Discussion in 'Fish for Planted Tanks' started by Raven2020, Jun 14, 2020.

  1. Raven2020

    Raven2020 New Member

    Jun 14, 2020
    Likes Received:
    Local Time:
    10:53 AM
    Hello everyone,

    Long time lurker finally registered to make a post. The reason is over the year I had regarded this place as a source of good scientific answer rather hearsay and rumor, and I ran into a question that in need of your expertise.

    First off, my thread tittle may cause some misunderstanding. It is not about whether the Ph swing inside an aquarium that run on/off CO2 that concern me. I had read a certain thread on this forum back in 2008 that it's not a concern.

    My situation is about the instantaneous shock and its impact, even with CO2 as the source. Below is the scenario:

    - Main tank: high tech with Co2. dKh4, dGh7.
    - Quarantine tank: source water from the main tank, so same KH and GH and other parameters. (Verified with test kit).
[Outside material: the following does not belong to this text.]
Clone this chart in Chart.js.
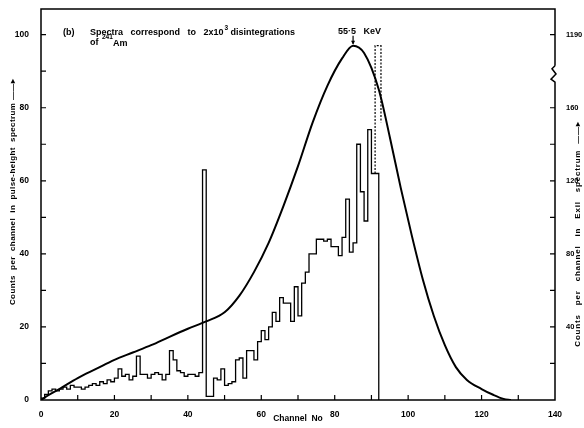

    The idea is new fishes is acclimated to the quarantine tank, and would also acclimate to the condition of the main tank as they serve the quarantine period so the final transfer will minimize the stress on them. Seem like a good idea, until the PH come to play.

    The main tank has ~6.5-6.8 Ph. The quarantine tank has a Ph of 7.8-8.0. Given the fact they have the same water, this difference can only be attributed to CO2. The quarantine doesn't have CO2 injection obviously, and also have sponge filter powered by air pump as its main filtration, so it has a lot more surface agitation than the main tank.
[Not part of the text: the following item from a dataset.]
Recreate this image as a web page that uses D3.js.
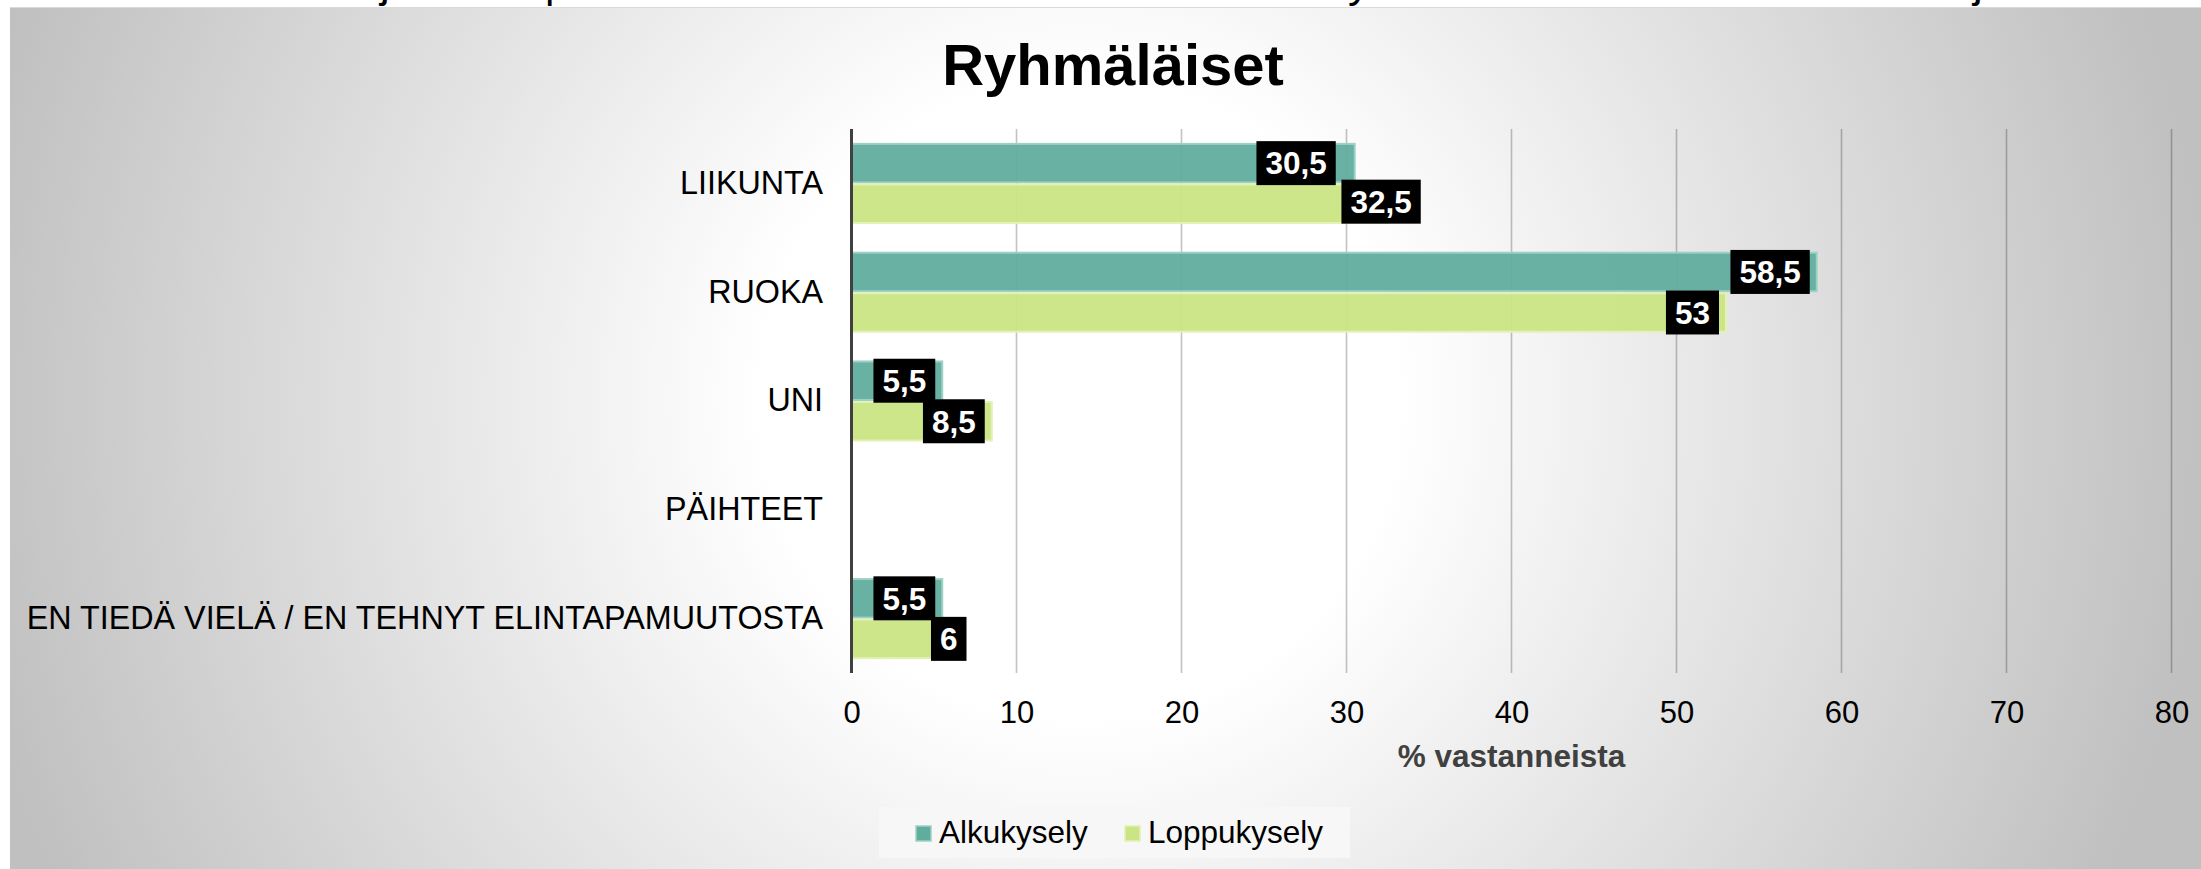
<!DOCTYPE html>
<html>
<head>
<meta charset="utf-8">
<script src="https://cdn.jsdelivr.net/npm/d3@7"></script>
<style>
  body { margin: 0; background: #fff; }
  text { font-family: "Liberation Sans", Arial, sans-serif; }
</style>
</head>
<body>
<div id="chart"></div>
<script>
// Data
const categories = ['LIIKUNTA', 'RUOKA', 'UNI', 'PÄIHTEET', 'EN TIEDÄ VIELÄ / EN TEHNYT ELINTAPAMUUTOSTA'];
const seriesNames = ['Alkukysely', 'Loppukysely'];
const alkuValues = [30.5, 58.5, 5.5, null, 5.5];
const loppuValues = [32.5, 53, 8.5, null, 6];
const xTicks = [0, 10, 20, 30, 40, 50, 60, 70, 80];

// SVG setup
let svgWidth = 2201;
let svgHeight = 869;

let plot = { left: 851.5, right: 2171.5, top: 129, bottom: 673 };

let colors = { Alkukysely: '#60ad9e', Loppukysely: '#cbe584' };
let strokes = { Alkukysely: '#9ed1c6', Loppukysely: '#e2f1b4' };

// labels that were dragged by hand in the original (px)
let labelNudge = { '0-0': [-12, 0], '1-0': [40, -2], '1-4': [23, 0] };

let svg = d3.select('#chart').append('svg')
  .attr('width', svgWidth)
  .attr('height', svgHeight);

// background gradient
let defs = svg.append('defs');
let grad = defs.append('radialGradient')
  .attr('id', 'bg')
  .attr('gradientUnits', 'userSpaceOnUse')
  .attr('cx', 1080).attr('cy', 400).attr('r', 1130);
grad.append('stop').attr('offset', '0%').attr('stop-color', '#ffffff');
grad.append('stop').attr('offset', '28%').attr('stop-color', '#ffffff');
grad.append('stop').attr('offset', '100%').attr('stop-color', '#c0c0c0');

defs.append('clipPath').attr('id', 'topstrip')
  .append('rect').attr('x', 0).attr('y', 0).attr('width', svgWidth).attr('height', 7);

// cut-off slide title above the chart
let frag = svg.append('g').attr('clip-path', 'url(#topstrip)');
[['j', 380], ['|', 544], ['y', 1348], ['j', 1973]].forEach(([c, x]) => {
  frag.append('text').attr('x', x).attr('y', -3)
    .attr('font-size', 44).attr('fill', '#000').text(c);
});

svg.append('rect')
  .attr('x', 10).attr('y', 7)
  .attr('width', svgWidth - 10).attr('height', svgHeight - 7)
  .attr('fill', 'url(#bg)');
svg.append('line')
  .attr('x1', 10).attr('x2', svgWidth).attr('y1', 7.5).attr('y2', 7.5)
  .attr('stroke', '#d9d9d9').attr('stroke-width', 1);

// Title
svg.append('text')
  .attr('x', 1113).attr('y', 85)
  .attr('text-anchor', 'middle')
  .attr('font-size', 58).attr('font-weight', 'bold')
  .attr('fill', '#000')
  .text('Ryhmäläiset');

// scales
let x = d3.scaleLinear().domain([0, 80]).range([plot.left, plot.right]);
let y = d3.scaleBand().domain(categories).range([plot.top, plot.bottom])
  .paddingInner(0.255).paddingOuter(0.1275);
let ySub = d3.scaleBand().domain(seriesNames).range([0, y.bandwidth()]);

// gridlines
svg.append('g').selectAll('line')
  .data(xTicks.slice(1))
  .enter().append('line')
  .attr('x1', d => x(d)).attr('x2', d => x(d))
  .attr('y1', plot.top).attr('y2', plot.bottom)
  .attr('stroke', 'rgba(0,0,0,0.24)')
  .attr('stroke-width', 1.6);

// bars
let rows = [];
categories.forEach((c, i) => {
  [alkuValues[i], loppuValues[i]].forEach((v, s) => {
    if (v != null) rows.push({ cat: c, ci: i, si: s, series: seriesNames[s], value: v });
  });
});

svg.append('g').selectAll('rect')
  .data(rows)
  .enter().append('rect')
  .attr('x', x(0))
  .attr('y', d => y(d.cat) + ySub(d.series) + 1)
  .attr('width', d => x(d.value) - x(0))
  .attr('height', ySub.bandwidth() - 2)
  .attr('fill', d => colors[d.series])
  .attr('fill-opacity', 0.95)
  .attr('stroke', d => strokes[d.series])
  .attr('stroke-width', 2);

// axes
let bottomAxis = d3.axisBottom(x).tickValues(xTicks).tickSize(0).tickPadding(28);
let xAxis = svg.append('g')
  .attr('transform', `translate(0, ${plot.bottom})`)
  .call(bottomAxis);
xAxis.select('.domain').remove();
xAxis.selectAll('text')
  .attr('font-size', 31).attr('fill', '#000')
  .style('font-family', '"Liberation Sans", Arial, sans-serif');

let leftAxis = d3.axisLeft(y).tickSize(0).tickPadding(28.5);
let yAxis = svg.append('g')
  .attr('transform', `translate(${plot.left}, 0)`)
  .call(leftAxis);
yAxis.select('.domain').remove();
yAxis.selectAll('text')
  .attr('font-size', 32.3).attr('fill', '#000')
  .style('font-family', '"Liberation Sans", Arial, sans-serif');

svg.append('line')
  .attr('x1', plot.left).attr('x2', plot.left)
  .attr('y1', plot.top).attr('y2', plot.bottom)
  .attr('stroke', '#404040').attr('stroke-width', 3);

// axis title
svg.append('text')
  .attr('x', (plot.left + plot.right) / 2).attr('y', 767)
  .attr('text-anchor', 'middle')
  .attr('font-size', 31.5).attr('font-weight', 'bold')
  .attr('fill', '#404040')
  .text('% vastanneista');

// data labels
let labels = svg.append('g').selectAll('g')
  .data(rows)
  .enter().append('g');

labels.each(function(d) {
  let g = d3.select(this);
  let nudge = labelNudge[d.si + '-' + d.ci] || [0, 0];
  let t = g.append('text')
    .attr('font-size', 31.5).attr('font-weight', 'bold')
    .attr('fill', '#fff')
    .attr('text-anchor', 'middle')
    .attr('dy', '0.36em')
    .text(String(d.value).replace('.', ','));
  let w = t.node().getComputedTextLength() + 18;
  let h = 44;
  let right = x(d.value) - 7 + nudge[0];
  let cy = y(d.cat) + ySub(d.series) + ySub.bandwidth() / 2 + nudge[1];
  g.insert('rect', 'text')
    .attr('x', right - w).attr('y', cy - h / 2)
    .attr('width', w).attr('height', h)
    .attr('fill', '#000');
  t.attr('x', right - w / 2).attr('y', cy);
});

// legend
let legend = svg.append('g');
legend.append('rect')
  .attr('x', 879).attr('y', 807).attr('width', 471).attr('height', 51)
  .attr('fill', '#f7f7f7');
let legendX = [916, 1125];
seriesNames.forEach((s, i) => {
  legend.append('rect')
    .attr('x', legendX[i]).attr('y', 826).attr('width', 15).attr('height', 15)
    .attr('fill', colors[s]).attr('stroke', strokes[s]).attr('stroke-width', 1.5);
  legend.append('text')
    .attr('x', legendX[i] + 23).attr('y', 843)
    .attr('font-size', 31.5).attr('fill', '#000')
    .text(s);
});
</script>
</body>
</html>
    I know if this is a gradual swing from day time to night time in a Co2 injection tank, there is nothing to worry about. However in this situation if I'm scooping the fish from the quarantine and put them into the main tank directly, I have a feeling an "instantaneous" change of 1+ Ph, going from acidic to alkaline is a bad idea, even if the source of difference is just CO2.

    So can someone give me an idea of how impactful this will be, if there is any. And if there is, what is your recommendation of getting around it. Note that I don't use any kind of chemical regulator to adjust my KH, GH, PH. Also my concern is because my next batch of fishes will be cichlid rams, and these guys are notoriously fragile, so I want to avoid them to any big shock.